Tres décadas después de su exilio, María Teresa León se permitió recordar: “Nos íbamos dejando a los que quedaban en España la escena final. Me iba con todos mis recuerdos anudados en unas bolsas de camino que iba a perder un poquito más lejos. Todo huía. Se deslizaban casi tres años de una apasionada aventura humana, la más entrañable aventura española que corrió nuestro pueblo. Y yo quería llevar todo bien atado, para no perder nada por ahí”.
¿Qué pesa más en la selección de los objetos que metemos en la maleta, esas maletas poetizadas como la de Machado, la de Benjamin? ¿lo práctico, lo simbólico?
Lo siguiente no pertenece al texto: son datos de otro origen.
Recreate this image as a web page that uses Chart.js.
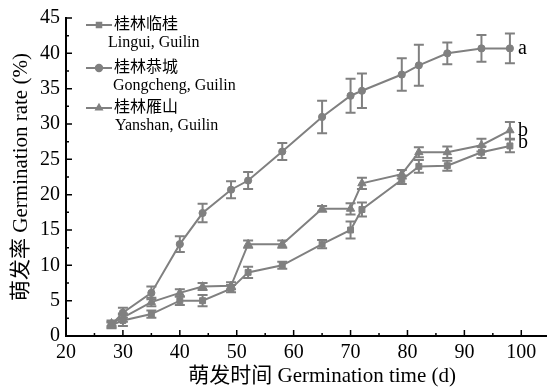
<!DOCTYPE html>
<html>
<head>
<meta charset="utf-8">
<script src="https://cdn.jsdelivr.net/npm/chart.js@4/dist/chart.umd.min.js"></script>
<style>
  html, body { margin: 0; padding: 0; background: #fff; overflow: hidden; }
  #wrap { width: 584px; height: 390px; }
</style>
</head>
<body>
<div id="wrap"><canvas id="germChart" width="584" height="390"></canvas></div>
<script>
// données
const days = [28, 30, 35, 40, 44, 49, 52, 58, 65, 70, 72, 79, 82, 87, 93, 98];

const linguiRate = [1.5, 2.2, 3.1, 5.0, 5.0, 6.7, 9.0, 10.0, 13.0, 15.0, 17.9, 22.1, 24.0, 24.1, 26.0, 26.9];
const linguiErr  = [0.4, 0.8, 0.5, 0.6, 0.8, 0.5, 0.8, 0.5, 0.6, 1.2, 1.0, 0.6, 0.9, 0.7, 0.8, 0.9];

const gongchengRate = [1.6, 3.3, 6.1, 13.0, 17.4, 20.7, 22.0, 26.1, 31.0, 34.0, 34.7, 37.0, 38.3, 40.0, 40.7, 40.7];
const gongchengErr  = [0.4, 0.7, 0.9, 1.1, 1.3, 1.2, 1.2, 1.2, 2.3, 2.4, 2.45, 2.3, 2.9, 1.55, 1.9, 2.1];

const yanshanRate = [1.8, 2.6, 4.8, 6.1, 7.0, 7.1, 13.0, 13.0, 18.0, 18.0, 21.6, 22.9, 26.0, 26.0, 27.0, 29.1];
const yanshanErr  = [0.4, 0.6, 0.6, 0.5, 0.5, 0.5, 0.5, 0.5, 0.4, 0.8, 0.8, 0.6, 0.7, 0.8, 0.9, 1.2];

const seriesNames = [['桂林临桂', 'Lingui, Guilin'], ['桂林恭城', 'Gongcheng, Guilin'], ['桂林雁山', 'Yanshan, Guilin']];
const sigLetters = ['b', 'a', 'b'];

const xTicks = [20, 30, 40, 50, 60, 70, 80, 90, 100];
const yTicks = [0, 5, 10, 15, 20, 25, 30, 35, 40, 45];

const GREY = '#808080';
const SERIF = '"Liberation Serif", "Noto Sans CJK SC", serif';

function toPoints(rates) {
    return days.map((d, i) => ({ x: d, y: rates[i] }));
}

// barres d'erreur + petites graduations intérieures + lettres + légende
const extrasPlugin = {
    id: 'extras',
    afterDatasetsDraw(chart) {
        const ctx = chart.ctx;
        const yScale = chart.scales.y;
        const errs = [linguiErr, gongchengErr, yanshanErr];
        ctx.save();
        ctx.strokeStyle = GREY;
        ctx.lineWidth = 2;
        errs.forEach((err, i) => {
            const meta = chart.getDatasetMeta(i);
            meta.data.forEach((pt, j) => {
                const v = chart.data.datasets[i].data[j].y;
                const yTop = yScale.getPixelForValue(v + err[j]);
                const yBot = yScale.getPixelForValue(v - err[j]);
                ctx.beginPath();
                ctx.moveTo(pt.x, yTop); ctx.lineTo(pt.x, yBot);
                ctx.moveTo(pt.x - 5, yTop); ctx.lineTo(pt.x + 5, yTop);
                ctx.moveTo(pt.x - 5, yBot); ctx.lineTo(pt.x + 5, yBot);
                ctx.stroke();
            });
        });
        ctx.restore();
    },
    afterDraw(chart) {
        const ctx = chart.ctx;
        const xs = chart.scales.x, ys = chart.scales.y;
        const area = chart.chartArea;
        ctx.save();
        // graduations (vers l'intérieur)
        ctx.strokeStyle = '#000';
        ctx.lineWidth = 1.5;
        ctx.beginPath();
        for (let v = 20; v <= 110; v += 5) {
            const px = xs.getPixelForValue(v);
            const len = v % 10 === 0 ? 6 : 3;
            ctx.moveTo(px, area.bottom); ctx.lineTo(px, area.bottom - len);
        }
        for (let v = 0; v <= 45; v += 2.5) {
            const py = ys.getPixelForValue(v);
            const len = v % 5 === 0 ? 6 : 3;
            ctx.moveTo(area.left, py); ctx.lineTo(area.left + len, py);
        }
        ctx.stroke();

        // lettres de significativité
        ctx.fillStyle = '#000';
        ctx.font = '20px ' + SERIF;
        ctx.textBaseline = 'middle';
        ctx.textAlign = 'left';
        const offsets = [-3, 0, 0];
        chart.data.datasets.forEach((ds, i) => {
            const last = ds.data[ds.data.length - 1];
            ctx.fillText(sigLetters[i], xs.getPixelForValue(last.x) + 8, ys.getPixelForValue(last.y) + offsets[i]);
        });

        // légende
        const rows = [25, 68, 108];
        const subX = [108, 113, 115];
        chart.data.datasets.forEach((ds, i) => {
            const y = rows[i];
            ctx.strokeStyle = GREY;
            ctx.lineWidth = 2;
            ctx.beginPath();
            ctx.moveTo(86, y); ctx.lineTo(112, y);
            ctx.stroke();
            ctx.fillStyle = GREY;
            Chart.helpers.drawPoint(ctx, {
                pointStyle: ds.pointStyle, radius: 3.2, borderWidth: 1, rotation: 0
            }, 99, y);
            ctx.fillStyle = '#000';
            ctx.font = '16px ' + SERIF;
            ctx.fillText(seriesNames[i][0], 114, y);
            ctx.fillText(seriesNames[i][1], subX[i], y + 18);
        });
        ctx.restore();
    }
};

const canvas = document.getElementById('germChart');
new Chart(canvas.getContext('2d'), {
    type: 'line',
    data: {
        datasets: [
            { label: seriesNames[0].join(' '), data: toPoints(linguiRate), pointStyle: 'rect', pointRadius: 4.2 },
            { label: seriesNames[1].join(' '), data: toPoints(gongchengRate), pointStyle: 'circle', pointRadius: 3.6 },
            { label: seriesNames[2].join(' '), data: toPoints(yanshanRate), pointStyle: 'triangle', pointRadius: 4.8 }
        ].map(ds => Object.assign(ds, {
            borderColor: GREY,
            backgroundColor: GREY,
            pointBackgroundColor: GREY,
            pointBorderColor: GREY,
            pointBorderWidth: 1,
            borderWidth: 2,
            tension: 0,
            fill: false
        }))
    },
    options: {
        responsive: false,
        animation: false,
        layout: { padding: { top: 15, right: 0, left: 0, bottom: 0 } },
        plugins: { legend: { display: false }, tooltip: { enabled: false } },
        scales: {
            x: {
                type: 'linear',
                min: 20,
                max: 110,
                afterBuildTicks: axis => { axis.ticks = xTicks.map(v => ({ value: v })); },
                afterFit: axis => { axis.height = 54; },
                grid: { display: false, drawTicks: false },
                border: { display: true, color: '#000', width: 2 },
                ticks: { color: '#000', padding: 5, maxRotation: 0, font: { family: SERIF, size: 20 } },
                title: {
                    display: true,
                    text: '萌发时间 Germination time (d)',
                    color: '#000',
                    padding: { top: 0, bottom: 1 },
                    font: { family: SERIF, size: 21 }
                }
            },
            y: {
                min: 0,
                max: 45,
                afterBuildTicks: axis => { axis.ticks = yTicks.map(v => ({ value: v })); },
                afterFit: axis => { axis.width = 66; },
                grid: { display: false, drawTicks: false },
                border: { display: true, color: '#000', width: 2 },
                ticks: { color: '#000', padding: 6, font: { family: SERIF, size: 20 } },
                title: {
                    display: true,
                    text: '萌发率 Germination rate (%)',
                    color: '#000',
                    padding: { top: 9, bottom: 0 },
                    font: { family: SERIF, size: 21 }
                }
            }
        }
    },
    plugins: [extrasPlugin]
});
</script>
</body>
</html>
En los relatos de las personas que huyeron de España durante la Guerra Civil atravesando la frontera francesa, el camino se convirtió en un sembrado de maletas abiertas, de bultos que ya no se podían cargar. Esos objetos perdidos en el tránsito cargan con toda la poética del dolor migratorio, son los últimos adioses, los que no estarán en ningún lugar más que en aquel dejarse ir hacia delante.